● **Data provided**
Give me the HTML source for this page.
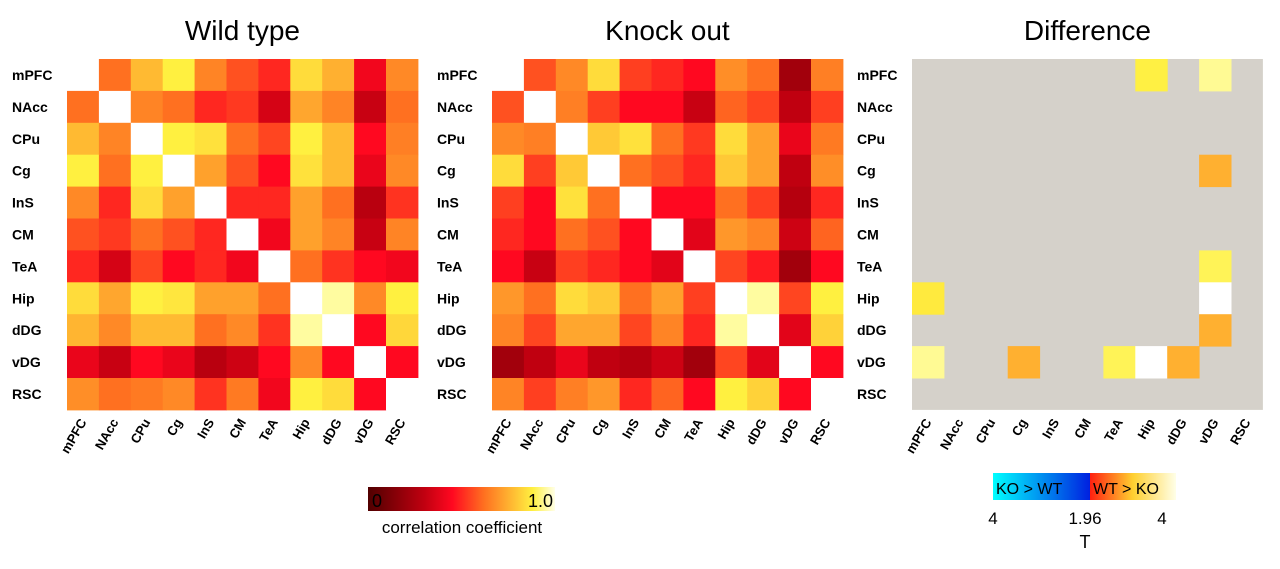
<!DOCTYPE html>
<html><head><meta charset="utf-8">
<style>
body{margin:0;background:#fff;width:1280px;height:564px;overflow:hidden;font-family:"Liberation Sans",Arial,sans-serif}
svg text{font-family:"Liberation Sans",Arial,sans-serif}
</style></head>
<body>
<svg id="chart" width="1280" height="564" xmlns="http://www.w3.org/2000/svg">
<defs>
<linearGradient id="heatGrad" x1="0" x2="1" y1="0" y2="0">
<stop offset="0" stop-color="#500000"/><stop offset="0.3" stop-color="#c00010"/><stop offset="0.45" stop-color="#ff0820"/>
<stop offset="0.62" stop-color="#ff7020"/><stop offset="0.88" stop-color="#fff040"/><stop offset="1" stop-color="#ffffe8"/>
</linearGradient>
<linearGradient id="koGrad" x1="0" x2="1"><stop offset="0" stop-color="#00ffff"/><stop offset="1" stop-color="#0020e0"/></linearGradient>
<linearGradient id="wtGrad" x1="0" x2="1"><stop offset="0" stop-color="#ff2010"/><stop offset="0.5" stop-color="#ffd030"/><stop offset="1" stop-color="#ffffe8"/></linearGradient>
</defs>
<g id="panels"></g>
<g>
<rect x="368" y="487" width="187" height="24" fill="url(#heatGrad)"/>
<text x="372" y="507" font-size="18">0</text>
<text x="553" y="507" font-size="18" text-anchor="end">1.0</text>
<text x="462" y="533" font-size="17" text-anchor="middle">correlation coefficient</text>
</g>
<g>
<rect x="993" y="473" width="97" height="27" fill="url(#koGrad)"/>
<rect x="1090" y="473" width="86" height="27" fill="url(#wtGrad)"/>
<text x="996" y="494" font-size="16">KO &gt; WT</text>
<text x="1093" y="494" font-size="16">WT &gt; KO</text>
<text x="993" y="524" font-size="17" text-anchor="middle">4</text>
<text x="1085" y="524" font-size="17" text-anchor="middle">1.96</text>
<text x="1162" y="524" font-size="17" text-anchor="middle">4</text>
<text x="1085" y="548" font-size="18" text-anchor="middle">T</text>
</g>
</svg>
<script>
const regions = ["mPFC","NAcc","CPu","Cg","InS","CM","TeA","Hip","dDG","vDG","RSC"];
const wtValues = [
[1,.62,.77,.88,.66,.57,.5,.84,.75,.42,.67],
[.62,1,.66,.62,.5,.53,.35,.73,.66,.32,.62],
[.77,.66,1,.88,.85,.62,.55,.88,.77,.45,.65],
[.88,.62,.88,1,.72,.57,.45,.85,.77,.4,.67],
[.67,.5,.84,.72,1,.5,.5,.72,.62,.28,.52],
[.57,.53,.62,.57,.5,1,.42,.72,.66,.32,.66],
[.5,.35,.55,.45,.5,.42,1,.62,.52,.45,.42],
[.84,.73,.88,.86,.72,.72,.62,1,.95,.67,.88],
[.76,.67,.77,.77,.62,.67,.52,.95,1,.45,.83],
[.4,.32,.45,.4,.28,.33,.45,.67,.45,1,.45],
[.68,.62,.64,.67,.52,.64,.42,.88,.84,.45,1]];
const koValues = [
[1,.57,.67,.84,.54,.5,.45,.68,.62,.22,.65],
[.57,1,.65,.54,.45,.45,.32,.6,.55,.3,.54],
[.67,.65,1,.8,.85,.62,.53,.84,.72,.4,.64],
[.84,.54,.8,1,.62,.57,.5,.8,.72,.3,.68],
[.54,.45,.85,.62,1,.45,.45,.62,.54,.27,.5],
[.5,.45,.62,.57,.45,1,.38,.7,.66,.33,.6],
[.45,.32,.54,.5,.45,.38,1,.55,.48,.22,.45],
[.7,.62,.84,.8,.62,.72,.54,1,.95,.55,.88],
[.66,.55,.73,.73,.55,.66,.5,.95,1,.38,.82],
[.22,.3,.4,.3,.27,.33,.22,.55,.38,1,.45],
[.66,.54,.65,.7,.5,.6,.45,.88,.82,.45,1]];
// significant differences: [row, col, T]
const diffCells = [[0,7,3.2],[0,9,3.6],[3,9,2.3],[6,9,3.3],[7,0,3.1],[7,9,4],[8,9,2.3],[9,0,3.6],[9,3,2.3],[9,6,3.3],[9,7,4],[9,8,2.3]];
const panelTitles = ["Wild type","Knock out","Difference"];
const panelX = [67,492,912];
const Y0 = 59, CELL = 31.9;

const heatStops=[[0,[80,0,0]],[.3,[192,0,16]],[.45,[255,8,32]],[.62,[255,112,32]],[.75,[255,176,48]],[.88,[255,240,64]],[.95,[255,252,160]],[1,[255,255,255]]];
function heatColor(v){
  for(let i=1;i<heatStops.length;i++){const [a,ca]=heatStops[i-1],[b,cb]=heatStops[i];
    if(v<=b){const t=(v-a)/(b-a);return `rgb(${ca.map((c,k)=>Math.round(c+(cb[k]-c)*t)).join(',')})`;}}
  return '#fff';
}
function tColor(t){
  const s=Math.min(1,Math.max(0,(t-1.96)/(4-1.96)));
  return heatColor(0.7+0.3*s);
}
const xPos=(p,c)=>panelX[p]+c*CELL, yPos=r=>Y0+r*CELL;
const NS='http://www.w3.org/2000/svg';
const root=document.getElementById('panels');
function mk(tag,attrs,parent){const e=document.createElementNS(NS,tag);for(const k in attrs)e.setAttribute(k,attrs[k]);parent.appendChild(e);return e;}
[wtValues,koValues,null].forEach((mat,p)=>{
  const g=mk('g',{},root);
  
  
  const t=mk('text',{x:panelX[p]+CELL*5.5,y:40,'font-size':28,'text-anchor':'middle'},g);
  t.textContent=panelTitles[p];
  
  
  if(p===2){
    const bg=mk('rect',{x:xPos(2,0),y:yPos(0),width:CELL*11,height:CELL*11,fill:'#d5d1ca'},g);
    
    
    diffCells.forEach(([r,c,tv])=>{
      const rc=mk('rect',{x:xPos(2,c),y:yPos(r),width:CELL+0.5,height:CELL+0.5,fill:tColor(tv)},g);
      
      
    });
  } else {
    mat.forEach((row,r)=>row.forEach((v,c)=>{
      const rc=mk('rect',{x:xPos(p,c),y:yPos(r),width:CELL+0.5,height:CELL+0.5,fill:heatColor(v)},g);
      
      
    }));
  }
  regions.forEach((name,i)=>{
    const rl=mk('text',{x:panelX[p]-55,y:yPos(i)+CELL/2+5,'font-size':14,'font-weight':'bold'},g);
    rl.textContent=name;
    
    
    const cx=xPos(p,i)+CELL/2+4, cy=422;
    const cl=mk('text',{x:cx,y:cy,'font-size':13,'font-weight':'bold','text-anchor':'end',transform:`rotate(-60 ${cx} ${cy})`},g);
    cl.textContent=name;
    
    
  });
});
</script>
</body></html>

● **Work to complete**
Without the pictures, transcribe the listing above exactly.

● **Answer to the task**
Give me the HTML source for this page.
<!DOCTYPE html>
<html><head><meta charset="utf-8">
<style>
body{margin:0;background:#fff;width:1280px;height:564px;overflow:hidden;font-family:"Liberation Sans",Arial,sans-serif}
svg text{font-family:"Liberation Sans",Arial,sans-serif}
</style></head>
<body>
<svg id="chart" width="1280" height="564" xmlns="http://www.w3.org/2000/svg">
<defs>
<linearGradient id="heatGrad" x1="0" x2="1" y1="0" y2="0">
<stop offset="0" stop-color="#500000"/><stop offset="0.3" stop-color="#c00010"/><stop offset="0.45" stop-color="#ff0820"/>
<stop offset="0.62" stop-color="#ff7020"/><stop offset="0.88" stop-color="#fff040"/><stop offset="1" stop-color="#ffffe8"/>
</linearGradient>
<linearGradient id="koGrad" x1="0" x2="1"><stop offset="0" stop-color="#00ffff"/><stop offset="1" stop-color="#0020e0"/></linearGradient>
<linearGradient id="wtGrad" x1="0" x2="1"><stop offset="0" stop-color="#ff2010"/><stop offset="0.5" stop-color="#ffd030"/><stop offset="1" stop-color="#ffffe8"/></linearGradient>
</defs>
<g id="panels"></g>
<g>
<rect x="368" y="487" width="187" height="24" fill="url(#heatGrad)"/>
<text x="372" y="507" font-size="18">0</text>
<text x="553" y="507" font-size="18" text-anchor="end">1.0</text>
<text x="462" y="533" font-size="17" text-anchor="middle">correlation coefficient</text>
</g>
<g>
<rect x="993" y="473" width="97" height="27" fill="url(#koGrad)"/>
<rect x="1090" y="473" width="86" height="27" fill="url(#wtGrad)"/>
<text x="996" y="494" font-size="16">KO &gt; WT</text>
<text x="1093" y="494" font-size="16">WT &gt; KO</text>
<text x="993" y="524" font-size="17" text-anchor="middle">4</text>
<text x="1085" y="524" font-size="17" text-anchor="middle">1.96</text>
<text x="1162" y="524" font-size="17" text-anchor="middle">4</text>
<text x="1085" y="548" font-size="18" text-anchor="middle">T</text>
</g>
</svg>
<script>
const regions = ["mPFC","NAcc","CPu","Cg","InS","CM","TeA","Hip","dDG","vDG","RSC"];
const wtValues = [
[1,.62,.77,.88,.66,.57,.5,.84,.75,.42,.67],
[.62,1,.66,.62,.5,.53,.35,.73,.66,.32,.62],
[.77,.66,1,.88,.85,.62,.55,.88,.77,.45,.65],
[.88,.62,.88,1,.72,.57,.45,.85,.77,.4,.67],
[.67,.5,.84,.72,1,.5,.5,.72,.62,.28,.52],
[.57,.53,.62,.57,.5,1,.42,.72,.66,.32,.66],
[.5,.35,.55,.45,.5,.42,1,.62,.52,.45,.42],
[.84,.73,.88,.86,.72,.72,.62,1,.95,.67,.88],
[.76,.67,.77,.77,.62,.67,.52,.95,1,.45,.83],
[.4,.32,.45,.4,.28,.33,.45,.67,.45,1,.45],
[.68,.62,.64,.67,.52,.64,.42,.88,.84,.45,1]];
const koValues = [
[1,.57,.67,.84,.54,.5,.45,.68,.62,.22,.65],
[.57,1,.65,.54,.45,.45,.32,.6,.55,.3,.54],
[.67,.65,1,.8,.85,.62,.53,.84,.72,.4,.64],
[.84,.54,.8,1,.62,.57,.5,.8,.72,.3,.68],
[.54,.45,.85,.62,1,.45,.45,.62,.54,.27,.5],
[.5,.45,.62,.57,.45,1,.38,.7,.66,.33,.6],
[.45,.32,.54,.5,.45,.38,1,.55,.48,.22,.45],
[.7,.62,.84,.8,.62,.72,.54,1,.95,.55,.88],
[.66,.55,.73,.73,.55,.66,.5,.95,1,.38,.82],
[.22,.3,.4,.3,.27,.33,.22,.55,.38,1,.45],
[.66,.54,.65,.7,.5,.6,.45,.88,.82,.45,1]];
// significant differences: [row, col, T]
const diffCells = [[0,7,3.2],[0,9,3.6],[3,9,2.3],[6,9,3.3],[7,0,3.1],[7,9,4],[8,9,2.3],[9,0,3.6],[9,3,2.3],[9,6,3.3],[9,7,4],[9,8,2.3]];
const panelTitles = ["Wild type","Knock out","Difference"];
const panelX = [67,492,912];
const Y0 = 59, CELL = 31.9;

const heatStops=[[0,[80,0,0]],[.3,[192,0,16]],[.45,[255,8,32]],[.62,[255,112,32]],[.75,[255,176,48]],[.88,[255,240,64]],[.95,[255,252,160]],[1,[255,255,255]]];
function heatColor(v){
  for(let i=1;i<heatStops.length;i++){const [a,ca]=heatStops[i-1],[b,cb]=heatStops[i];
    if(v<=b){const t=(v-a)/(b-a);return `rgb(${ca.map((c,k)=>Math.round(c+(cb[k]-c)*t)).join(',')})`;}}
  return '#fff';
}
function tColor(t){
  const s=Math.min(1,Math.max(0,(t-1.96)/(4-1.96)));
  return heatColor(0.7+0.3*s);
}
const xPos=(p,c)=>panelX[p]+c*CELL, yPos=r=>Y0+r*CELL;
const NS='http://www.w3.org/2000/svg';
const root=document.getElementById('panels');
function mk(tag,attrs,parent){const e=document.createElementNS(NS,tag);for(const k in attrs)e.setAttribute(k,attrs[k]);parent.appendChild(e);return e;}
[wtValues,koValues,null].forEach((mat,p)=>{
  const g=mk('g',{},root);
  
  
  const t=mk('text',{x:panelX[p]+CELL*5.5,y:40,'font-size':28,'text-anchor':'middle'},g);
  t.textContent=panelTitles[p];
  
  
  if(p===2){
    const bg=mk('rect',{x:xPos(2,0),y:yPos(0),width:CELL*11,height:CELL*11,fill:'#d5d1ca'},g);
    
    
    diffCells.forEach(([r,c,tv])=>{
      const rc=mk('rect',{x:xPos(2,c),y:yPos(r),width:CELL+0.5,height:CELL+0.5,fill:tColor(tv)},g);
      
      
    });
  } else {
    mat.forEach((row,r)=>row.forEach((v,c)=>{
      const rc=mk('rect',{x:xPos(p,c),y:yPos(r),width:CELL+0.5,height:CELL+0.5,fill:heatColor(v)},g);
      
      
    }));
  }
  regions.forEach((name,i)=>{
    const rl=mk('text',{x:panelX[p]-55,y:yPos(i)+CELL/2+5,'font-size':14,'font-weight':'bold'},g);
    rl.textContent=name;
    
    
    const cx=xPos(p,i)+CELL/2+4, cy=422;
    const cl=mk('text',{x:cx,y:cy,'font-size':13,'font-weight':'bold','text-anchor':'end',transform:`rotate(-60 ${cx} ${cy})`},g);
    cl.textContent=name;
    
    
  });
});
</script>
</body></html>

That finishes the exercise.